If your horse drools excessively—and you’ll know because saliva will pour from its mouth when it yawns or accepts the bit—the culprit is likely nutritional. What should you do? Simple: head to the pasture or haymow and look for red clover.

A specific fungus, Rhizoctonia leguminicola, affects many varieties of red clover. This fungus produces an alkaloid called slaframine. Also called black patch disease, the fungal infection is visible on leaves as small dark blotches. Usually, the undersides of leaves are affected first, and then the fungus spreads to other parts of the plant.  The fungus thrives in moist, humid environments. Experiencing a rainy summer? Be on the lookout for diseased red clover.

The most widespread sign of slaframine ingestion in horses is hypersalivation.

“As long as horses have access to a clean water source, there will likely be no other notable side effects of slaframine intake,” said Kathleen Crandell, Ph.D., a nutritionist with Kentucky Equine Research (KER).

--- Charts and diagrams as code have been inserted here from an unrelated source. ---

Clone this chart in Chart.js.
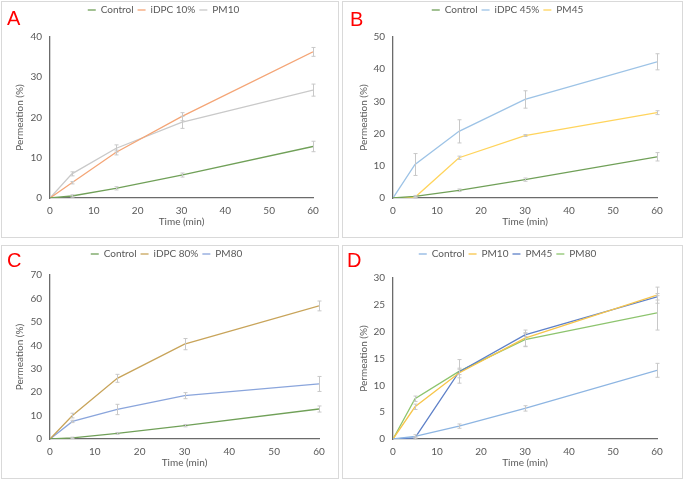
<!DOCTYPE html>
<html>
<head>
<meta charset="utf-8">
<script src="https://cdn.jsdelivr.net/npm/chart.js@4"></script>
<style>
  body { margin: 0; background: #fff; width: 685px; height: 481px; position: relative; overflow: hidden; }
  canvas { position: absolute; outline: 1px solid #d9d9d9; outline-offset: -1px; }
  .letter { position: absolute; color: #ff0000; font: 20px "Liberation Sans", Arial, sans-serif; line-height: 20px; }
</style>
</head>
<body>
<canvas id="chartA" width="338" height="237" style="left:1px;top:1px"></canvas>
<canvas id="chartB" width="341" height="237" style="left:342px;top:1px"></canvas>
<canvas id="chartC" width="338" height="234" style="left:1px;top:245px"></canvas>
<canvas id="chartD" width="341" height="234" style="left:342px;top:245px"></canvas>
<div class="letter" style="left:7px;top:8px">A</div>
<div class="letter" style="left:350px;top:9px">B</div>
<div class="letter" style="left:7px;top:250px">C</div>
<div class="letter" style="left:347px;top:250px">D</div>
<script>
// sampling times (min)
const times = [0, 5, 15, 30, 60];

// permeation (%) and error (+/-) per formulation
const control = [0, 0.5, 2.4, 5.7, 12.8];
const controlErr = [0, 0.3, 0.4, 0.5, 1.3];
const idpc10 = [0, 3.8, 11.3, 20.2, 36.3];
const idpc10Err = [0, 0.3, 0.6, 1.0, 1.1];
const pm10 = [0, 6.0, 12.3, 18.8, 26.8];
const pm10Err = [0, 0.5, 0.9, 1.5, 1.5];
const idpc45 = [0, 10.4, 20.7, 30.6, 42.3];
const idpc45Err = [0, 3.4, 3.6, 2.7, 2.5];
const pm45 = [0, 0.2, 12.5, 19.4, 26.5];
const pm45Err = [0, 0.2, 0.5, 0.3, 0.6];
const idpc80 = [0, 10.0, 25.9, 40.5, 56.8];
const idpc80Err = [0, 1.0, 1.7, 2.4, 2.1];
const pm80 = [0, 7.5, 12.6, 18.5, 23.5];
const pm80Err = [0, 0.5, 2.2, 1.3, 3.2];

const textColor = "#595959";
const fontFamily = "Lato, 'Liberation Sans', sans-serif";

// push the plot area down below the legend
const legendGap = {
  id: "legendGap",
  afterInit(chart, args, opts) {
    const fit = chart.legend.fit;
    chart.legend.fit = function () {
      fit.bind(chart.legend)();
      this.height += opts.gap || 0;
    };
  },
};

const errorBars = {
  id: "errorBars",
  afterDatasetsDraw(chart) {
    const ctx = chart.ctx;
    const x = chart.scales.x;
    const y = chart.scales.y;
    ctx.save();
    ctx.strokeStyle = "#c8c8c8";
    ctx.lineWidth = 1;
    chart.data.datasets.forEach((ds) => {
      if (!ds.errors) return;
      ds.data.forEach((p, i) => {
        const e = ds.errors[i];
        if (!e) return;
        const px = Math.round(x.getPixelForValue(p.x)) + 0.5;
        const top = y.getPixelForValue(p.y + e);
        const bottom = y.getPixelForValue(p.y - e);
        ctx.beginPath();
        ctx.moveTo(px, top);
        ctx.lineTo(px, bottom);
        ctx.moveTo(px - 2, top);
        ctx.lineTo(px + 2, top);
        ctx.moveTo(px - 2, bottom);
        ctx.lineTo(px + 2, bottom);
        ctx.stroke();
      });
    });
    ctx.restore();
  },
};

function makeChart(id, cfg) {
  return new Chart(document.getElementById(id), {
    type: "line",
    data: {
      datasets: cfg.series.map((s) => ({
        label: s.label,
        data: times.map((t, i) => ({ x: t, y: s.values[i] })),
        errors: s.errors,
        borderColor: s.color,
        backgroundColor: s.color,
        borderWidth: 1.3,
        pointRadius: 0,
        tension: 0,
        fill: false,
      })),
    },
    options: {
      responsive: false,
      animation: false,
      layout: { padding: cfg.padding },
      plugins: {
        legendGap: { gap: cfg.gap },
        tooltip: { enabled: false },
        legend: {
          position: "top",
          labels: {
            usePointStyle: true,
            pointStyle: "line",
            pointStyleWidth: 8,
            padding: 4,
            color: textColor,
            font: { family: fontFamily, size: 10 },
          },
        },
      },
      scales: {
        x: {
          type: "linear",
          min: 0,
          max: 60,
          afterFit: (scale) => { scale.height = 30; },
          grid: { display: false, drawTicks: false },
          border: { display: true, color: "#6b6b6b", width: 1.3 },
          ticks: { stepSize: 10, padding: 7, maxRotation: 0, color: textColor, font: { family: fontFamily, size: 10 } },
          title: { display: true, text: "Time (min)", padding: 0, color: textColor, font: { family: fontFamily, size: 10 } },
        },
        y: {
          min: 0,
          max: cfg.yMax,
          afterFit: (scale) => { scale.width = cfg.yWidth; },
          grid: { display: false, drawTicks: false },
          border: { display: true, color: "#6b6b6b", width: 1.3 },
          ticks: { stepSize: cfg.yStep, padding: 8, color: textColor, font: { family: fontFamily, size: 10 } },
          title: { display: true, text: "Permeation (%)", padding: 0, color: textColor, font: { family: fontFamily, size: 10 } },
        },
      },
    },
    plugins: [legendGap, errorBars],
  });
}

makeChart("chartA", {
  yMax: 40, yStep: 10, yWidth: 36, gap: 12,
  padding: { left: 13, right: 26, top: 0, bottom: 10 },
  series: [
    { label: "Control", values: control, errors: controlErr, color: "#70a058" },
    { label: "iDPC 10%", values: idpc10, errors: idpc10Err, color: "#f4a576" },
    { label: "PM10", values: pm10, errors: pm10Err, color: "#c9c9c9" },
  ],
});

makeChart("chartB", {
  yMax: 50, yStep: 10, yWidth: 35, gap: 12,
  padding: { left: 16, right: 26, top: 0, bottom: 10 },
  series: [
    { label: "Control", values: control, errors: controlErr, color: "#70a058" },
    { label: "iDPC 45%", values: idpc45, errors: idpc45Err, color: "#9dc3e6" },
    { label: "PM45", values: pm45, errors: pm45Err, color: "#ffd45c" },
  ],
});

makeChart("chartC", {
  yMax: 70, yStep: 10, yWidth: 36, gap: 6,
  padding: { left: 13, right: 20, top: 0, bottom: 10 },
  series: [
    { label: "Control", values: control, errors: controlErr, color: "#70a058" },
    { label: "iDPC 80%", values: idpc80, errors: idpc80Err, color: "#c8a45a" },
    { label: "PM80", values: pm80, errors: pm80Err, color: "#8aa5dc" },
  ],
});

makeChart("chartD", {
  yMax: 30, yStep: 5, yWidth: 35, gap: 9,
  padding: { left: 16, right: 26, top: 0, bottom: 10 },
  series: [
    { label: "Control", values: control, errors: controlErr, color: "#8db5e2" },
    { label: "PM10", values: pm10, errors: pm10Err, color: "#f7c54a" },
    { label: "PM45", values: pm45, errors: pm45Err, color: "#5e80c8" },
    { label: "PM80", values: pm80, errors: pm80Err, color: "#8dc46e" },
  ],
});
</script>
</body>
</html>
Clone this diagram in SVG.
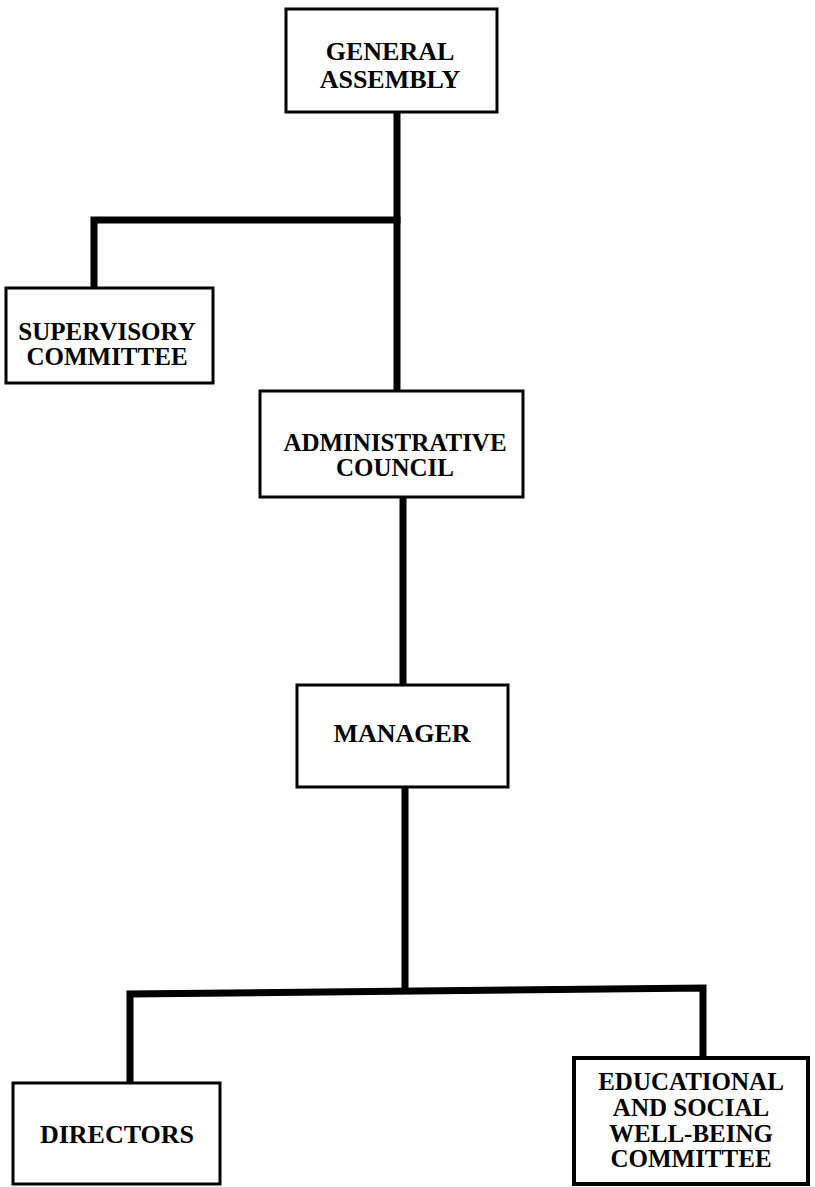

“If, on the other hand, a horse does not have access to water, dehydration might sneak up on a horse that is producing and spilling excessive saliva, especially in hot, humid climates,” she said.

Once horses are removed from the red clover, saliva production usually returns to normal.

Baled red clover hay can be infected with the fungus and its alkaloid slaframine. As storage time increases, however, slaframine content tends to decrease.